╔══
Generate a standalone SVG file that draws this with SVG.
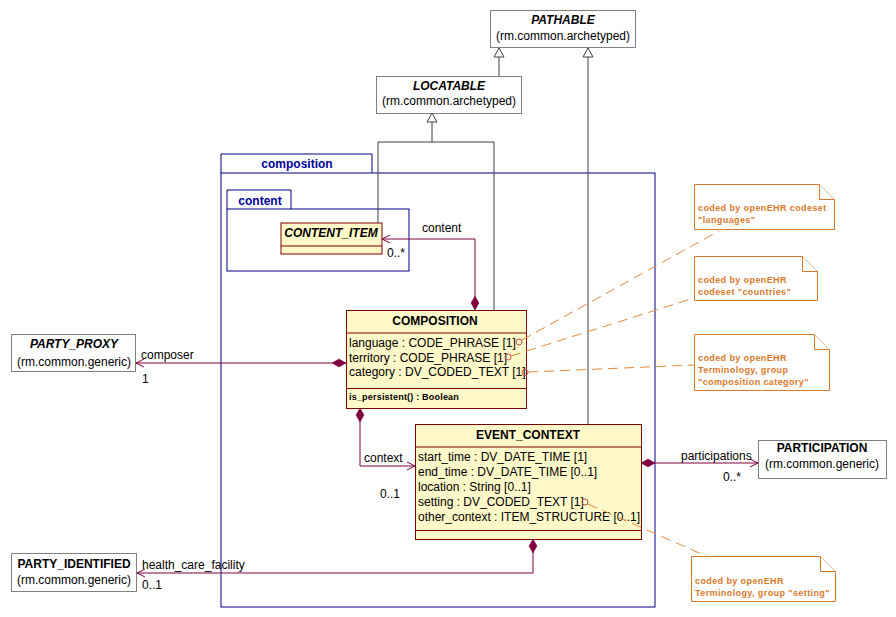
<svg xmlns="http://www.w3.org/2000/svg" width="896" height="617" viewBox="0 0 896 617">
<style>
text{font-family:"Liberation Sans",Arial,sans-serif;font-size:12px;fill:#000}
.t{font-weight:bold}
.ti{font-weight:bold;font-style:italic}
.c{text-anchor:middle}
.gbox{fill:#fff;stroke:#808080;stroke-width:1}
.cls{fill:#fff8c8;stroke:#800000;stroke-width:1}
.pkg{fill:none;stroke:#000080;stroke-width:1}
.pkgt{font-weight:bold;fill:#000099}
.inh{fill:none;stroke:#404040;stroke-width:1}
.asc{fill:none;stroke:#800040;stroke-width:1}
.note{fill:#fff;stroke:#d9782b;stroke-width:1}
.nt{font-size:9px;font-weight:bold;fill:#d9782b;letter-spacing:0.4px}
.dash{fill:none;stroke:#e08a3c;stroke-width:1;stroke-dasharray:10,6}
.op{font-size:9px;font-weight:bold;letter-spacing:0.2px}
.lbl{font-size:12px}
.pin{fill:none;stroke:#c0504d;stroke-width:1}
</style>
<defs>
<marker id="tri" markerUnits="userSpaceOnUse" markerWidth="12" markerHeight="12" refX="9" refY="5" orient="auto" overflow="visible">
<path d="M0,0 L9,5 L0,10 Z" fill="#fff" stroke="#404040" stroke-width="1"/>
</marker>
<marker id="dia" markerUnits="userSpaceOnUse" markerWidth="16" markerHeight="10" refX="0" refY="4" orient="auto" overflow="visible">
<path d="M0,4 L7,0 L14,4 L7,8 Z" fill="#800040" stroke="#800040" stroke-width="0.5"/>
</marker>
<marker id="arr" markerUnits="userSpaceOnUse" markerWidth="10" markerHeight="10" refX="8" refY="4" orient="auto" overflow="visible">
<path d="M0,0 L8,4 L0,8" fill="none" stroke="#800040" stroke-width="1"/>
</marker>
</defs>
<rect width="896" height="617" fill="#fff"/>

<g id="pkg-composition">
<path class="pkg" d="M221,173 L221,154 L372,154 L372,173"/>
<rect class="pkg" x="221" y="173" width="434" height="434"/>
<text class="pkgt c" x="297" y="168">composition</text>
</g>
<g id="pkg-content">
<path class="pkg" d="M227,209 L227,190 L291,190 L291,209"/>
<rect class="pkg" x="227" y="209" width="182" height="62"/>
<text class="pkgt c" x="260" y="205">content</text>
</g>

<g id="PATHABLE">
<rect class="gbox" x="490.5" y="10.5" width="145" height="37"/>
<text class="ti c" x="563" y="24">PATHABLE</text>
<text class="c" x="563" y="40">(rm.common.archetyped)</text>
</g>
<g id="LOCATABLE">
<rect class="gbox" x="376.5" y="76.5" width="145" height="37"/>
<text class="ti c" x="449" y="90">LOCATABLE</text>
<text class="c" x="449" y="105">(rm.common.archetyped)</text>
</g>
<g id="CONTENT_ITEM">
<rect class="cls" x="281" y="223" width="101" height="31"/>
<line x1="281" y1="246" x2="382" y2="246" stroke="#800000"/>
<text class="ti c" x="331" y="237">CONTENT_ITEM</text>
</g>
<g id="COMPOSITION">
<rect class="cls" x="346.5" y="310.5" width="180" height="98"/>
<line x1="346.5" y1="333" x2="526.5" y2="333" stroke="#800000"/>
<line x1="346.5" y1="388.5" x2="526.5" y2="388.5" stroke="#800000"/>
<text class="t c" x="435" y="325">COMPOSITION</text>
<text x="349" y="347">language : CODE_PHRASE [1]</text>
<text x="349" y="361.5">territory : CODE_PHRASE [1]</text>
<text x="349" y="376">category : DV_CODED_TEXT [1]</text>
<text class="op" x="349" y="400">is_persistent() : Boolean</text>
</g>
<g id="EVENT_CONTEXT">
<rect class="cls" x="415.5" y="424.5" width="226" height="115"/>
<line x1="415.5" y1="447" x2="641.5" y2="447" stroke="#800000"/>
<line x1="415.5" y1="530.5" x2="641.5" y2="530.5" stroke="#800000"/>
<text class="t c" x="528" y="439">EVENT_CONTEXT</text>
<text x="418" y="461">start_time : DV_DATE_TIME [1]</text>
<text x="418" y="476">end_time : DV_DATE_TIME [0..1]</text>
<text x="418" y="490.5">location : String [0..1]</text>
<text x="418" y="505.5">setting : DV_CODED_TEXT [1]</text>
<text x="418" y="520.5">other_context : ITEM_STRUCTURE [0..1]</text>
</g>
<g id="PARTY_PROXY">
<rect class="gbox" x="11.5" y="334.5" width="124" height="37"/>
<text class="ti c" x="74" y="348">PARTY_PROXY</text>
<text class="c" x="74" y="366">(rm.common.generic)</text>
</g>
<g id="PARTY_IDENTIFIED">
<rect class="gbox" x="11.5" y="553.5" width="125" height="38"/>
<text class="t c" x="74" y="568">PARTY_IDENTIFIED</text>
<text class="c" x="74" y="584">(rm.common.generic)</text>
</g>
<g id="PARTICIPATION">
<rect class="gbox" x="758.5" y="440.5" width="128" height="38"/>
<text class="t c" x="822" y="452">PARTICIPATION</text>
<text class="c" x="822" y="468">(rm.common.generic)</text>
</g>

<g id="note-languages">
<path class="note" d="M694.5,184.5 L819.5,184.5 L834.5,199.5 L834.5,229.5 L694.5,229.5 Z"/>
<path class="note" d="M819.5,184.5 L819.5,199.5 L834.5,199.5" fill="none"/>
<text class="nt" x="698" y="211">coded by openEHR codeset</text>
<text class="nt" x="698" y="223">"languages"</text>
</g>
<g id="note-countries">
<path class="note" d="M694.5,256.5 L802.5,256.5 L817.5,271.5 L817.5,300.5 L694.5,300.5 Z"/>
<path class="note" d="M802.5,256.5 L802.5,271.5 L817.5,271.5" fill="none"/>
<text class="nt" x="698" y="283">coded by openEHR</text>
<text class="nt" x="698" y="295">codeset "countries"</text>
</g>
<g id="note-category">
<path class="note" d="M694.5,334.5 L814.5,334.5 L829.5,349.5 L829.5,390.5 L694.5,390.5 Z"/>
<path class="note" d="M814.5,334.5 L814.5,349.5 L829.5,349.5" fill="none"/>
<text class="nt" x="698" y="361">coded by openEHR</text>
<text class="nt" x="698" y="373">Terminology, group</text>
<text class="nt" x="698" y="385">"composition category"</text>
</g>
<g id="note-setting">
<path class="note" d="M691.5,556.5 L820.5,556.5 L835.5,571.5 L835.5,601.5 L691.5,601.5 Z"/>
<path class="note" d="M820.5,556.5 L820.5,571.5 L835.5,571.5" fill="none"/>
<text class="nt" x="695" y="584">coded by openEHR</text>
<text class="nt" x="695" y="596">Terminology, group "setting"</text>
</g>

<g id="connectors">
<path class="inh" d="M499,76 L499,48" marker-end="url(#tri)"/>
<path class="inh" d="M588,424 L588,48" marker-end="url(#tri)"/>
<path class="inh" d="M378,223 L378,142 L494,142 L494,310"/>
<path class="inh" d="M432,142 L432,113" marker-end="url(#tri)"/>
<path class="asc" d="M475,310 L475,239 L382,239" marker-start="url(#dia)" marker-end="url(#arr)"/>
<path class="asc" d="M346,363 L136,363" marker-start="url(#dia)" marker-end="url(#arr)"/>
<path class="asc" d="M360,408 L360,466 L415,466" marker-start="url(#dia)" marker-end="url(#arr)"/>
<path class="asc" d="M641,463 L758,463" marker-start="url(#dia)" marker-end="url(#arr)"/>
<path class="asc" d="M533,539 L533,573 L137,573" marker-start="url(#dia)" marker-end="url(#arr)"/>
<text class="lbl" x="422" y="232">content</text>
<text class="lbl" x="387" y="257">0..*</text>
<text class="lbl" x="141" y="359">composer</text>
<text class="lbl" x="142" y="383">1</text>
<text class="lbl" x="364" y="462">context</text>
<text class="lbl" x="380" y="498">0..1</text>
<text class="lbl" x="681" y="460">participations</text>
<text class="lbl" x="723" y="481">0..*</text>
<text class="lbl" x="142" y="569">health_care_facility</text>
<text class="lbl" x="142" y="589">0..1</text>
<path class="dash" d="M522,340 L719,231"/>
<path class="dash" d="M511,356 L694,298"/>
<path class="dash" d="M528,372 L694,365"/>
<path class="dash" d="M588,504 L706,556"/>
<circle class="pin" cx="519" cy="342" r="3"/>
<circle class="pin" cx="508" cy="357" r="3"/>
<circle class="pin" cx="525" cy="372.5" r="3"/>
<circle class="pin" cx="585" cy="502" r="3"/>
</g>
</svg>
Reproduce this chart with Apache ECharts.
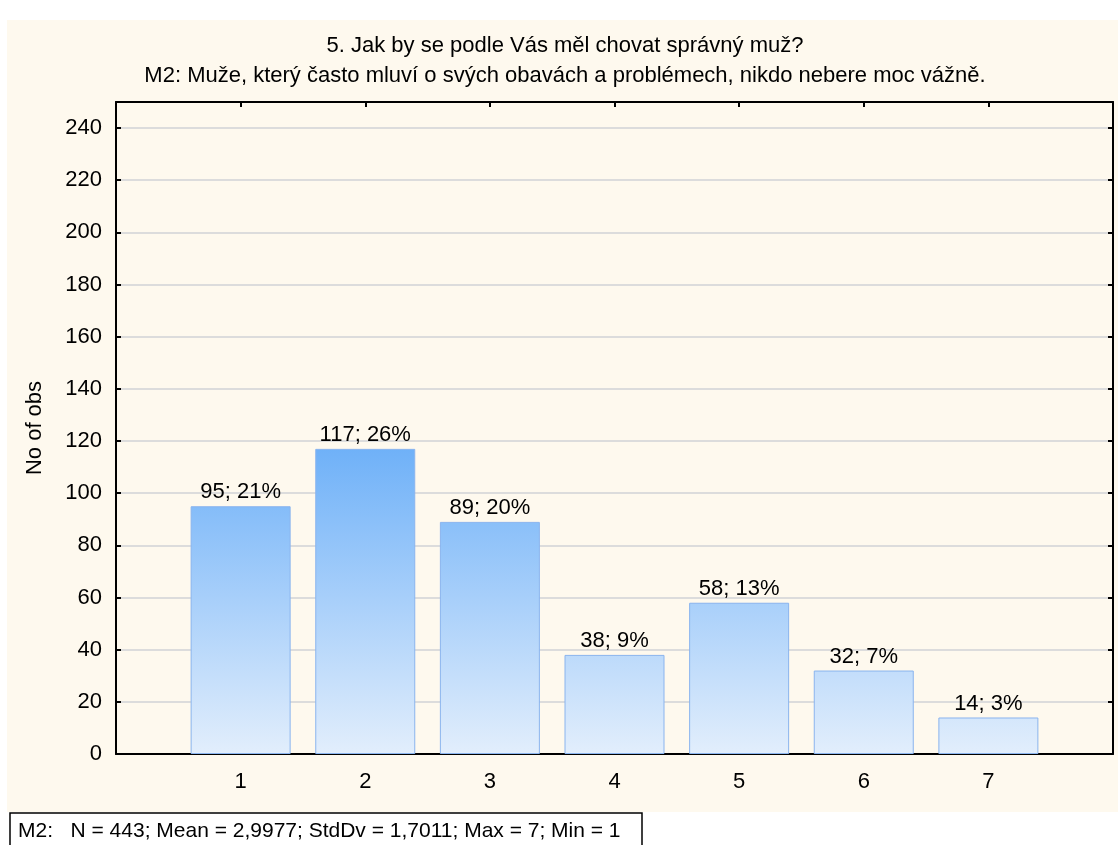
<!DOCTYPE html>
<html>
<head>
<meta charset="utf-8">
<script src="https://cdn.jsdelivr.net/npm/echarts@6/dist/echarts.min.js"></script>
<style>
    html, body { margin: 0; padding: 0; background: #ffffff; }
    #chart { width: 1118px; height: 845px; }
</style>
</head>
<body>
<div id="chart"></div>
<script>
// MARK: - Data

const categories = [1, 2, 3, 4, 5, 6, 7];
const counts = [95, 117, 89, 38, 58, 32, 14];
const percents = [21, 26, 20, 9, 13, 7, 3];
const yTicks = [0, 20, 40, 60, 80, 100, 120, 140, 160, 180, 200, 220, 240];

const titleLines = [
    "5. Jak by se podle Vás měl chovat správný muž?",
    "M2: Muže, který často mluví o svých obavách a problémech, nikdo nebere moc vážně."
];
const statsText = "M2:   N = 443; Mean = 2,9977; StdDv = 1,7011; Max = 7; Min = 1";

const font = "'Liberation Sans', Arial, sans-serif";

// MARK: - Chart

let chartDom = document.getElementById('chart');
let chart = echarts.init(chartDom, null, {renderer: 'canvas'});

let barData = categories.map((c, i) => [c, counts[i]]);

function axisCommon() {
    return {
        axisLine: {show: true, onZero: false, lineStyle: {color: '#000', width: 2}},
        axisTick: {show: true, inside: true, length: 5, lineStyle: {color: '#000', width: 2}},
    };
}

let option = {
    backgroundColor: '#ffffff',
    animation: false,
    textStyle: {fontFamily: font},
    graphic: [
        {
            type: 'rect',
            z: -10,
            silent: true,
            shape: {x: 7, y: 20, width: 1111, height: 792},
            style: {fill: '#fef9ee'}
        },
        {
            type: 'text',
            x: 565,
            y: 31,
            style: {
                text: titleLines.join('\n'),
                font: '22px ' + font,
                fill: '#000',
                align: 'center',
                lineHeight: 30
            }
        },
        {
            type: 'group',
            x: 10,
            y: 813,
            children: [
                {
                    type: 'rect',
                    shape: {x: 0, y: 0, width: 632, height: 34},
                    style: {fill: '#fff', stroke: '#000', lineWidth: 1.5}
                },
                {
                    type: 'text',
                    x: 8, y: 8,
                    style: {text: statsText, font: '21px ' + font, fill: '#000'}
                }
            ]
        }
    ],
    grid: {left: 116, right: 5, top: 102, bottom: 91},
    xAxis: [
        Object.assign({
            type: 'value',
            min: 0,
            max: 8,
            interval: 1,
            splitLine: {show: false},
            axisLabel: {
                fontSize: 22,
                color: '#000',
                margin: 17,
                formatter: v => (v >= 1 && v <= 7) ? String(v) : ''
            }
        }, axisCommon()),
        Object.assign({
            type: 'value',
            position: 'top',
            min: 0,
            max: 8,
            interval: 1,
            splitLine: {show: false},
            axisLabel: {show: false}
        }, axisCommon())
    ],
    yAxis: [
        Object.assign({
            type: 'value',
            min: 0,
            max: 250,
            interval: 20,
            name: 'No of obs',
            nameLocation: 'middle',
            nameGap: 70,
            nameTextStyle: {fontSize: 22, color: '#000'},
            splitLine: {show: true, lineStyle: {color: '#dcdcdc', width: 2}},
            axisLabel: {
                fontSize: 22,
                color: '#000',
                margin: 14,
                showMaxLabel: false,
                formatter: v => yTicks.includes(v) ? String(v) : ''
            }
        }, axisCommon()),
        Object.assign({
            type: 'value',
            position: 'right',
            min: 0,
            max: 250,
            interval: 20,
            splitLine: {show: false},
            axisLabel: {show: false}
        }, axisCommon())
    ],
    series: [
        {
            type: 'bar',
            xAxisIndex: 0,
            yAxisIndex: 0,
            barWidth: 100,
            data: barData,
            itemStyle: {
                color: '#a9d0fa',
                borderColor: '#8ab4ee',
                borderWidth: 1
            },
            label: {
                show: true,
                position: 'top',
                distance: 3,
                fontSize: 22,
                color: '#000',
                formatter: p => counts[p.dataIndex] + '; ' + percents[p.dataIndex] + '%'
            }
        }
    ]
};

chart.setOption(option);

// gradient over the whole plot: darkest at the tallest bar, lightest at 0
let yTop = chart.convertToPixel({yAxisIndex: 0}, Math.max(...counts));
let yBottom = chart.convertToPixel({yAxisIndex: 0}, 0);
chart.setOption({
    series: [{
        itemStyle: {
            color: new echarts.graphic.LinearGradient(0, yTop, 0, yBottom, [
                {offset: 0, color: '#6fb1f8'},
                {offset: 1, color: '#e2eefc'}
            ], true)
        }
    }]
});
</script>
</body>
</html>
╚══
__Task directions__
Whichever lines contain the string "this", select and copy them.

__Response to the exercise__
Generate a standalone SVG file that draws this with SVG.
Reproduce this chart with Apache ECharts.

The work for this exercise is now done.